Something Mumford draws attention to is the way organized war is the result of the city rather than something inherent to humanity itself. He notes that as people were drawn in to the promises of cooperation and safety, they gave their protection over to a skilled and powerful leader. This leader was often seen as both spiritual and political leader, with the divine power capable of keeping the community safe from all threats.

I found it particularly interesting the way he roots the origins of this war in the role of human sacrifice. The leader, who had taken the responsibility for the safety and wellbeing of the community, had to have ways to appease the forces of nature they were at the mercy of. Human sacrifice was one way they would do this.

“Beneath all war’s technical improvements lay an irrational belief, still deeply embedded in the collective consciousness: only by wholesale human sacrifice can the community be saved.” (Mumford, 45)

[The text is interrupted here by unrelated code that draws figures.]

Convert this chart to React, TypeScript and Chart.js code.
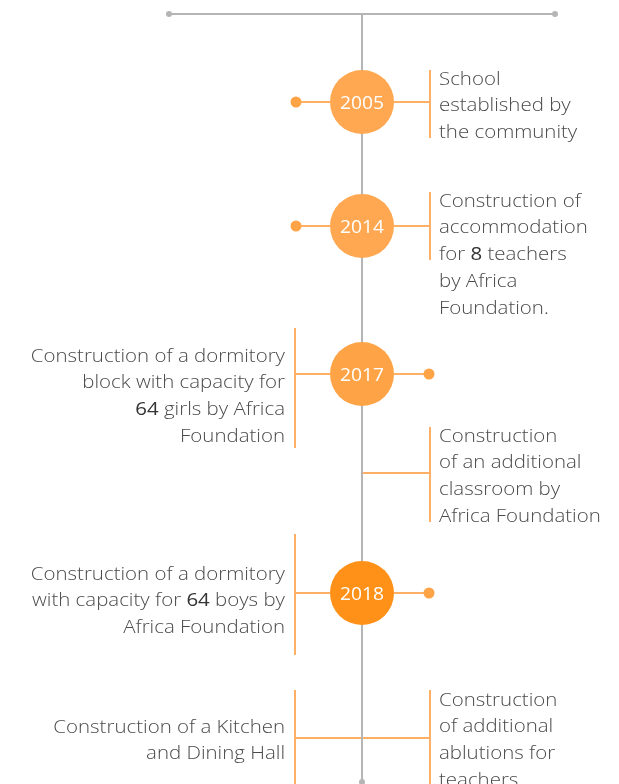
import React, { useEffect, useRef } from "react";
import { Chart, registerables } from "chart.js";
Chart.register(...registerables);

// ---- data ----
const years: (string | null)[] = ["2005", "2014", "2017", null, "2018", null, null];
const milestonePos: number[] = [102, 226, 374, 473, 593, 738, 738];
const sides: ("left" | "right")[] = ["right", "right", "left", "right", "left", "left", "right"];
const descriptions: string[][] = [
  ["School", "established by", "the community"],
  ["Construction of", "accommodation", "for **8** teachers", "by Africa", "Foundation."],
  ["Construction of a dormitory", "block with capacity for", "**64** girls by Africa", "Foundation"],
  ["Construction", "of an additional", "classroom by", "Africa Foundation"],
  ["Construction of a dormitory", "with capacity for **64** boys by", "Africa Foundation"],
  ["Construction of a Kitchen", "and Dining Hall"],
  ["Construction", "of additional", "ablutions for", "teachers"],
];
const yearColors: string[] = ["#FFA751", "#FFA751", "#FFA446", "", "#FF9119", "", ""];

// ---- layout (pixels) ----
const W = 619;
const H = 784;
const SPINE_X = 362;
const SPINE_TOP = 14;
const SPINE_BOTTOM = 782;
const TOPBAR_L = 169;
const TOPBAR_R = 555;
const R_BAR_X = 430;
const L_BAR_X = 295;
const CIRCLE_R = 32;
const LINE_H = 26.7;
const barRanges: [number, number][] = [
  [70, 138],
  [192, 260],
  [328, 448],
  [427, 522],
  [534, 655],
  [690, 790],
  [690, 790],
];
const textTops: number[] = [78, 200, 355, 435, 573, 726, 699];

const GRAY = "#b5b5b5";
const ORANGE_LINE = "#FFB066";
const TEXT = "#4a4a4a";
const TEXT_BOLD = "#333333";
const FONT = "'Open Sans'";
const FONT_SIZE = 18.5;
const FONT_WEIGHT = 300;
const X_STRETCH = 1.105;

export default function App() {
  const ref = useRef<HTMLCanvasElement | null>(null);
  useEffect(() => {
    const canvas = ref.current!;
    const datasets: any[] = [];
    const seg = (pts: { x: number; y: number }[], color: string, width: number) =>
      datasets.push({
        type: "line",
        data: pts,
        borderColor: color,
        borderWidth: width,
        pointRadius: 0,
        fill: false,
        clip: false,
        order: 5,
      });
    // top bar and spine
    seg([{ x: TOPBAR_L, y: SPINE_TOP }, { x: TOPBAR_R, y: SPINE_TOP }], GRAY, 2);
    seg([{ x: SPINE_X, y: SPINE_TOP }, { x: SPINE_X, y: SPINE_BOTTOM }], GRAY, 2);
    datasets.push({
      type: "scatter",
      data: [
        { x: TOPBAR_L, y: SPINE_TOP },
        { x: TOPBAR_R, y: SPINE_TOP },
        { x: SPINE_X, y: SPINE_BOTTOM },
      ],
      pointRadius: 3,
      pointBackgroundColor: GRAY,
      pointBorderWidth: 0,
      clip: false,
      order: 4,
    });
    const dots: { x: number; y: number }[] = [];
    const circles: { x: number; y: number }[] = [];
    const circleColors: string[] = [];
    years.forEach((yr, i) => {
      const y = milestonePos[i];
      const side = sides[i];
      const barX = side === "right" ? R_BAR_X : L_BAR_X;
      const [b0, b1] = barRanges[i];
      seg([{ x: barX, y: b0 }, { x: barX, y: b1 }], ORANGE_LINE, 2);
      if (yr) {
        const edge = side === "right" ? SPINE_X + CIRCLE_R : SPINE_X - CIRCLE_R;
        seg([{ x: edge, y }, { x: barX, y }], ORANGE_LINE, 2);
        const dotX = side === "right" ? L_BAR_X + 1 : R_BAR_X - 1;
        const oEdge = side === "right" ? SPINE_X - CIRCLE_R : SPINE_X + CIRCLE_R;
        seg([{ x: oEdge, y }, { x: dotX, y }], ORANGE_LINE, 2);
        dots.push({ x: dotX, y });
        circles.push({ x: SPINE_X, y });
        circleColors.push(yearColors[i]);
      } else {
        seg([{ x: SPINE_X, y }, { x: barX, y }], ORANGE_LINE, 2);
      }
    });
    datasets.push({
      type: "scatter",
      data: dots,
      pointRadius: 5.5,
      pointBackgroundColor: "#FFA446",
      pointBorderWidth: 0,
      clip: false,
      order: 3,
    });
    datasets.push({
      type: "scatter",
      data: circles,
      pointRadius: CIRCLE_R,
      pointBackgroundColor: circleColors,
      pointBorderWidth: 0,
      clip: false,
      order: 1,
    });

    const textPlugin = {
      id: "timelineText",
      afterDatasetsDraw(chart: any) {
        const ctx = chart.ctx as CanvasRenderingContext2D;
        const xs = chart.scales.x;
        const ys = chart.scales.y;
        ctx.save();
        ctx.textBaseline = "middle";
        // year labels
        years.forEach((yr, i) => {
          if (!yr) return;
          ctx.save();
          ctx.font = `400 18px ${FONT}`;
          ctx.fillStyle = "#ffffff";
          ctx.textAlign = "center";
          ctx.translate(xs.getPixelForValue(SPINE_X), ys.getPixelForValue(milestonePos[i]) + 1.5);
          ctx.scale(1.07, 1);
          ctx.fillText(yr, 0, 0);
          ctx.restore();
        });
        ctx.textAlign = "left";
        descriptions.forEach((lines, i) => {
          const side = sides[i];
          const anchorX = side === "right" ? R_BAR_X + 9 : L_BAR_X - 10;
          lines.forEach((line, li) => {
            const parts = line.split("**").map((t, k) => ({ t, bold: k % 2 === 1 }));
            const fontFor = (b: boolean) => `${b ? 500 : FONT_WEIGHT} ${FONT_SIZE}px ${FONT}`;
            let total = 0;
            parts.forEach((p) => {
              ctx.font = fontFor(p.bold);
              total += ctx.measureText(p.t).width;
            });
            total *= X_STRETCH;
            const startX = side === "right" ? xs.getPixelForValue(anchorX) : xs.getPixelForValue(anchorX) - total;
            const y = ys.getPixelForValue(textTops[i] + li * LINE_H) + 1.5;
            ctx.save();
            ctx.translate(startX, y);
            ctx.scale(X_STRETCH, 1);
            let x = 0;
            parts.forEach((p) => {
              ctx.font = fontFor(p.bold);
              ctx.fillStyle = p.bold ? TEXT_BOLD : TEXT;
              ctx.fillText(p.t, x, 0);
              x += ctx.measureText(p.t).width;
            });
            ctx.restore();
          });
        });
        ctx.restore();
      },
    };

    const chart = new Chart(canvas, {
      type: "scatter",
      data: { datasets },
      options: {
        animation: false,
        responsive: false,
        devicePixelRatio: 1,
        layout: { padding: 0, autoPadding: false },
        plugins: { legend: { display: false }, tooltip: { enabled: false } },
        events: [],
        scales: {
          x: { type: "linear", min: 0, max: W, display: false },
          y: { type: "linear", min: 0, max: H, reverse: true, display: false },
        },
      },
      plugins: [textPlugin],
    });
    return () => chart.destroy();
  }, []);
  return (
    <div style={{ position: "absolute", left: 0, top: 0, width: W, height: H, background: "#fff" }}>
      <canvas ref={ref} width={W} height={H} style={{ display: "block" }} />
    </div>
  );
}
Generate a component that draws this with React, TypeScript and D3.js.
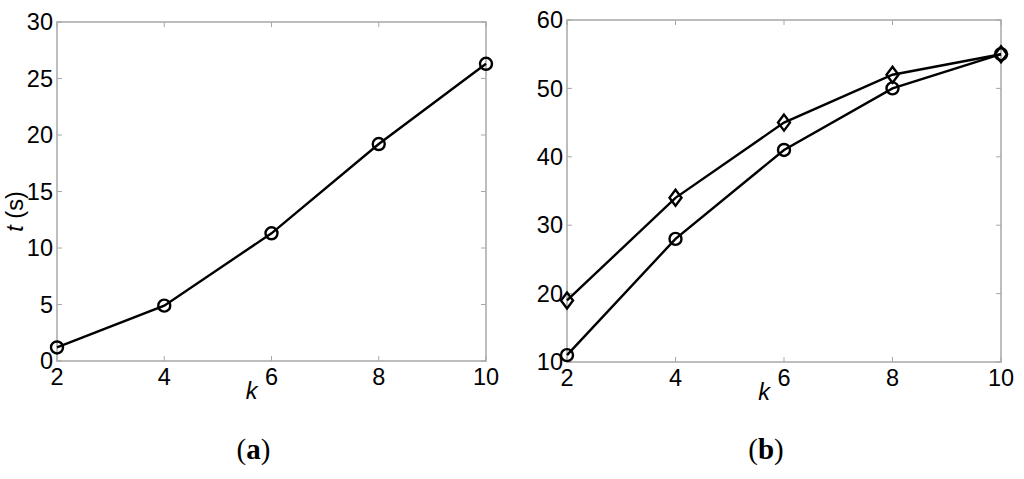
import { useRef, useEffect } from 'react';
import * as d3 from 'd3';

const kValues = [2, 4, 6, 8, 10];
const timeA = [1.2, 4.9, 11.3, 19.2, 26.3];
const diamondB = [19, 34, 45, 52, 55];
const circleB = [11, 28, 41, 50, 55];
const xTicks = [2, 4, 6, 8, 10];
const yTicksA = [0, 5, 10, 15, 20, 25, 30];
const yTicksB = [10, 20, 30, 40, 50, 60];

const AXIS_GREY = '#a8a8a8';
const TICK_FONT = '"Liberation Sans", Arial, sans-serif';
const FS = '23.5px';

function drawPanel(svg, opts) {
  const { left, right, top, bottom, yDomain, yTicks, series, yLabel, caption } = opts;
  const g = svg.append('g');

  const x = d3.scaleLinear().domain([2, 10]).range([left, right]);
  const y = d3.scaleLinear().domain(yDomain).range([bottom, top]);

  // box
  g.append('rect')
    .attr('x', left).attr('y', top)
    .attr('width', right - left).attr('height', bottom - top)
    .attr('fill', 'none').attr('stroke', AXIS_GREY).attr('stroke-width', 1.5);

  const tick = 5;
  // x ticks (bottom and top, inward)
  xTicks.forEach(v => {
    g.append('line').attr('x1', x(v)).attr('x2', x(v)).attr('y1', bottom).attr('y2', bottom - tick)
      .attr('stroke', AXIS_GREY);
    g.append('line').attr('x1', x(v)).attr('x2', x(v)).attr('y1', top).attr('y2', top + tick)
      .attr('stroke', AXIS_GREY);
    g.append('text').attr('x', x(v)).attr('y', bottom + 24)
      .attr('text-anchor', 'middle').style('font-family', TICK_FONT).style('font-size', FS)
      .text(v);
  });
  // y ticks (left and right, inward)
  yTicks.forEach(v => {
    g.append('line').attr('x1', left).attr('x2', left + tick).attr('y1', y(v)).attr('y2', y(v))
      .attr('stroke', AXIS_GREY);
    g.append('line').attr('x1', right).attr('x2', right - tick).attr('y1', y(v)).attr('y2', y(v))
      .attr('stroke', AXIS_GREY);
    g.append('text').attr('x', left - 4).attr('y', y(v)).attr('dy', '0.35em')
      .attr('text-anchor', 'end').style('font-family', TICK_FONT).style('font-size', FS)
      .text(v);
  });

  // x label
  g.append('text').attr('x', (left + right) / 2 - 20).attr('y', bottom + 38)
    .attr('text-anchor', 'middle').style('font-family', TICK_FONT).style('font-size', FS)
    .style('font-style', 'italic').text('k');

  if (yLabel) {
    const t = g.append('text')
      .attr('transform', `translate(${left - 34},${(top + bottom) / 2 + 20}) rotate(-90)`)
      .attr('text-anchor', 'middle').style('font-family', TICK_FONT).style('font-size', FS);
    t.append('tspan').style('font-style', 'italic').text('t');
    t.append('tspan').text(' (s)');
  }

  const line = d3.line().x((d, i) => x(kValues[i])).y(d => y(d));

  series.forEach(s => {
    g.append('path').datum(s.values).attr('d', line)
      .attr('fill', 'none').attr('stroke', '#000').attr('stroke-width', 2.4);
    s.values.forEach((v, i) => {
      const cx = x(kValues[i]), cy = y(v);
      if (s.marker === 'circle') {
        g.append('circle').attr('cx', cx).attr('cy', cy).attr('r', 6)
          .attr('fill', 'none').attr('stroke', '#000').attr('stroke-width', 2.4);
      } else {
        g.append('path')
          .attr('d', `M${cx},${cy - 8}L${cx + 6},${cy}L${cx},${cy + 8}L${cx - 6},${cy}Z`)
          .attr('fill', 'none').attr('stroke', '#000').attr('stroke-width', 2.4);
      }
    });
  });

  g.append('text').attr('x', (left + right) / 2 - 18).attr('y', 459)
    .attr('text-anchor', 'middle')
    .style('font-family', '"Liberation Serif", "Times New Roman", serif')
    .style('font-size', '29px')
    .html(`(<tspan font-weight="bold">${caption}</tspan>)`);
}

function App() {
  const svgRef = useRef();

  useEffect(() => {
    const svg = d3.select(svgRef.current);
    svg.selectAll('*').remove();

    drawPanel(svg, {
      left: 57, right: 486, top: 22, bottom: 361,
      yDomain: [0, 30], yTicks: yTicksA,
      series: [{ values: timeA, marker: 'circle' }],
      yLabel: true, caption: 'a',
    });

    drawPanel(svg, {
      left: 567, right: 1001, top: 20, bottom: 362,
      yDomain: [10, 60], yTicks: yTicksB,
      series: [
        { values: diamondB, marker: 'diamond' },
        { values: circleB, marker: 'circle' },
      ],
      yLabel: false, caption: 'b',
    });
  }, []);

  return (
    <svg ref={svgRef} width={1024} height={479}
      style={{ position: 'absolute', left: 0, top: 0, background: '#fff' }} />
  );
}

export default App;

What may have began as small raids to seek out victims, grew to become sizeable numbers in some areas, perhaps representative of the growing collective anxiety the city produced. Mumford's point was that over time, the power of the king became the point: the power to control, subdue, or destroy. Organized war was their invention, used to eliminate threats to their power—real or imagined.

June 15, 2025

Started reading Lewis Mumford's 'The City in History' this morning as a part of a self-guided reading course I've put together for myself. Something that stood out in today's reading was the role that ritual, particularly related to burial and honouring the dead, played in the formation of permanent settlement. These rituals went beyond just a burial plot to art and other symbolic practices, what he notes as a nod to a way of living that speaks to a more complex need for humans to form societies than merely survival.

It is the same way of life that compels art and performance and other forms of meaning-making ritual in our cities today. From the street artist to the ornate sacred space, these things invite us into a communal life that goes beyond meeting our physical needs to touching on something more transcendent.

April 17, 2025

Postman makes an interesting observation around the way political consciousness changed with the tv.

“In the television age, political judgement is transformed from an intellectual assessment of propositions to an intuitive and emotional response to the totality of an image. In the television age, people do not so much as agree or disagree with politicians as like or dislike them.”

He then makes this suggestion that the democratic system was built around the idea that political judgement was something that was learned over time. This is why voting was restricted to a certain age. Political engagement also existed in the world of print—in newspapers, pamphlets, and books. Then tv came and flattened it and then everyone had access to the same political process and in doing so our judgement of political figures was reduced to image.

It's a bit of a cynical take, and perhaps a bit idealistic in its conception of the past, but I think it fits. I remember talking to a former MPP turned campaign manager on the political process and they more or less confirmed that voting comes down how likeable people feel the candidates are. And with tv, the likeability of politicians became the main point.

Of course, I'm always fascinated to consider how this trajectory has continued into the digital age.